(DATA)
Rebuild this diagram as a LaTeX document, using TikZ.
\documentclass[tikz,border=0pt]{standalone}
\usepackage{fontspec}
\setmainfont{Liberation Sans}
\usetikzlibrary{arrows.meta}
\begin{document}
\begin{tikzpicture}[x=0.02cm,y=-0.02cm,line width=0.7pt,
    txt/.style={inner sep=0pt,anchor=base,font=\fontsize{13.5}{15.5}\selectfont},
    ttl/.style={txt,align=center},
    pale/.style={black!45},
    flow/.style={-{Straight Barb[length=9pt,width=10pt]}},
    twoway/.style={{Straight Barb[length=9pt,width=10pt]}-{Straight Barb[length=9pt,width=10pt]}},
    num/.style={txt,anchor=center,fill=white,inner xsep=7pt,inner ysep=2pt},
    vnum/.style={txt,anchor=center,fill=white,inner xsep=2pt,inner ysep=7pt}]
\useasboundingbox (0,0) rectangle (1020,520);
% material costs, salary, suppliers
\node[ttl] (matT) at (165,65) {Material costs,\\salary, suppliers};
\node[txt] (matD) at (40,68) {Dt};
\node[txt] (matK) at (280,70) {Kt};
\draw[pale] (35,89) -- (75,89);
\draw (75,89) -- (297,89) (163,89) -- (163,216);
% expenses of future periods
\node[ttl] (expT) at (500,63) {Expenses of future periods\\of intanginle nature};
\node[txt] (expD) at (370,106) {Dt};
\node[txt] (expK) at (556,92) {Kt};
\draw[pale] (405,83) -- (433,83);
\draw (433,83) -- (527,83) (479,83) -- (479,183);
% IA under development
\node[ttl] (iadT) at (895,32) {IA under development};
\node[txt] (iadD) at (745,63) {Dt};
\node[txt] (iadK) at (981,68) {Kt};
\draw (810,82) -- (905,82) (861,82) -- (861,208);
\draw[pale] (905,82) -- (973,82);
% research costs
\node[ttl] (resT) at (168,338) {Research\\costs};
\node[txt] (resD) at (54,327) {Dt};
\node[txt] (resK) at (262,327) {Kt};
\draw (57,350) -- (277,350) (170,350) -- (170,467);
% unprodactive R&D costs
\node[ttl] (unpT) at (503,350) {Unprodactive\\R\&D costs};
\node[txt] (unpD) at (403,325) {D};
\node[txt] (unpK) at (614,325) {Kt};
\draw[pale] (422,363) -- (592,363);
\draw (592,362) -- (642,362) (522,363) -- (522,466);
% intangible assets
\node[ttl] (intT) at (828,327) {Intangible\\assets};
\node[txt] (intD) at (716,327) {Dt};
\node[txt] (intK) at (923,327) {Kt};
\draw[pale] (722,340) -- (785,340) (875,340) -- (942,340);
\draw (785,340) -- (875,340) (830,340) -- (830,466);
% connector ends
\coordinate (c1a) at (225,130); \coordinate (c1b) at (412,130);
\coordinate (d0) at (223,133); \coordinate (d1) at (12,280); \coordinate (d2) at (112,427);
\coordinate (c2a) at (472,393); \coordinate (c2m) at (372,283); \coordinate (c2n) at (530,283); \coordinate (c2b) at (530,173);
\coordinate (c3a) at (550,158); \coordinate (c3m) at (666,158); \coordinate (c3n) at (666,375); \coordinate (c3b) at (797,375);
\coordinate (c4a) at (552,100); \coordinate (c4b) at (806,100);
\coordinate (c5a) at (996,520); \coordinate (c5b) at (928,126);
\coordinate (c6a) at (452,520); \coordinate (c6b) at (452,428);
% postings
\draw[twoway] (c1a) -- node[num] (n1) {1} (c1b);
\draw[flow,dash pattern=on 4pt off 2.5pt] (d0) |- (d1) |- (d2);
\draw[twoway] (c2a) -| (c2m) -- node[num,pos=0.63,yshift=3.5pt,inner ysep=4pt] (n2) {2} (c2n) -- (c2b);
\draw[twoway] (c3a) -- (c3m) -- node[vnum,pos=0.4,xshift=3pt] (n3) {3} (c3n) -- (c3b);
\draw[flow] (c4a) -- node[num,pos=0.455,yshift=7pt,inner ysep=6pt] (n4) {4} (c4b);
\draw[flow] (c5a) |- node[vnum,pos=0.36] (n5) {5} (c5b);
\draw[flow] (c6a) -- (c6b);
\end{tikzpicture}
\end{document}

(TO BE DONE)
Quote each line of the listing above exactly.

(FINISHED ANSWER)
Rebuild this diagram as a LaTeX document, using TikZ.
\documentclass[tikz,border=0pt]{standalone}
\usepackage{fontspec}
\setmainfont{Liberation Sans}
\usetikzlibrary{arrows.meta}
\begin{document}
\begin{tikzpicture}[x=0.02cm,y=-0.02cm,line width=0.7pt,
    txt/.style={inner sep=0pt,anchor=base,font=\fontsize{13.5}{15.5}\selectfont},
    ttl/.style={txt,align=center},
    pale/.style={black!45},
    flow/.style={-{Straight Barb[length=9pt,width=10pt]}},
    twoway/.style={{Straight Barb[length=9pt,width=10pt]}-{Straight Barb[length=9pt,width=10pt]}},
    num/.style={txt,anchor=center,fill=white,inner xsep=7pt,inner ysep=2pt},
    vnum/.style={txt,anchor=center,fill=white,inner xsep=2pt,inner ysep=7pt}]
\useasboundingbox (0,0) rectangle (1020,520);
% material costs, salary, suppliers
\node[ttl] (matT) at (165,65) {Material costs,\\salary, suppliers};
\node[txt] (matD) at (40,68) {Dt};
\node[txt] (matK) at (280,70) {Kt};
\draw[pale] (35,89) -- (75,89);
\draw (75,89) -- (297,89) (163,89) -- (163,216);
% expenses of future periods
\node[ttl] (expT) at (500,63) {Expenses of future periods\\of intanginle nature};
\node[txt] (expD) at (370,106) {Dt};
\node[txt] (expK) at (556,92) {Kt};
\draw[pale] (405,83) -- (433,83);
\draw (433,83) -- (527,83) (479,83) -- (479,183);
% IA under development
\node[ttl] (iadT) at (895,32) {IA under development};
\node[txt] (iadD) at (745,63) {Dt};
\node[txt] (iadK) at (981,68) {Kt};
\draw (810,82) -- (905,82) (861,82) -- (861,208);
\draw[pale] (905,82) -- (973,82);
% research costs
\node[ttl] (resT) at (168,338) {Research\\costs};
\node[txt] (resD) at (54,327) {Dt};
\node[txt] (resK) at (262,327) {Kt};
\draw (57,350) -- (277,350) (170,350) -- (170,467);
% unprodactive R&D costs
\node[ttl] (unpT) at (503,350) {Unprodactive\\R\&D costs};
\node[txt] (unpD) at (403,325) {D};
\node[txt] (unpK) at (614,325) {Kt};
\draw[pale] (422,363) -- (592,363);
\draw (592,362) -- (642,362) (522,363) -- (522,466);
% intangible assets
\node[ttl] (intT) at (828,327) {Intangible\\assets};
\node[txt] (intD) at (716,327) {Dt};
\node[txt] (intK) at (923,327) {Kt};
\draw[pale] (722,340) -- (785,340) (875,340) -- (942,340);
\draw (785,340) -- (875,340) (830,340) -- (830,466);
% connector ends
\coordinate (c1a) at (225,130); \coordinate (c1b) at (412,130);
\coordinate (d0) at (223,133); \coordinate (d1) at (12,280); \coordinate (d2) at (112,427);
\coordinate (c2a) at (472,393); \coordinate (c2m) at (372,283); \coordinate (c2n) at (530,283); \coordinate (c2b) at (530,173);
\coordinate (c3a) at (550,158); \coordinate (c3m) at (666,158); \coordinate (c3n) at (666,375); \coordinate (c3b) at (797,375);
\coordinate (c4a) at (552,100); \coordinate (c4b) at (806,100);
\coordinate (c5a) at (996,520); \coordinate (c5b) at (928,126);
\coordinate (c6a) at (452,520); \coordinate (c6b) at (452,428);
% postings
\draw[twoway] (c1a) -- node[num] (n1) {1} (c1b);
\draw[flow,dash pattern=on 4pt off 2.5pt] (d0) |- (d1) |- (d2);
\draw[twoway] (c2a) -| (c2m) -- node[num,pos=0.63,yshift=3.5pt,inner ysep=4pt] (n2) {2} (c2n) -- (c2b);
\draw[twoway] (c3a) -- (c3m) -- node[vnum,pos=0.4,xshift=3pt] (n3) {3} (c3n) -- (c3b);
\draw[flow] (c4a) -- node[num,pos=0.455,yshift=7pt,inner ysep=6pt] (n4) {4} (c4b);
\draw[flow] (c5a) |- node[vnum,pos=0.36] (n5) {5} (c5b);
\draw[flow] (c6a) -- (c6b);
\end{tikzpicture}
\end{document}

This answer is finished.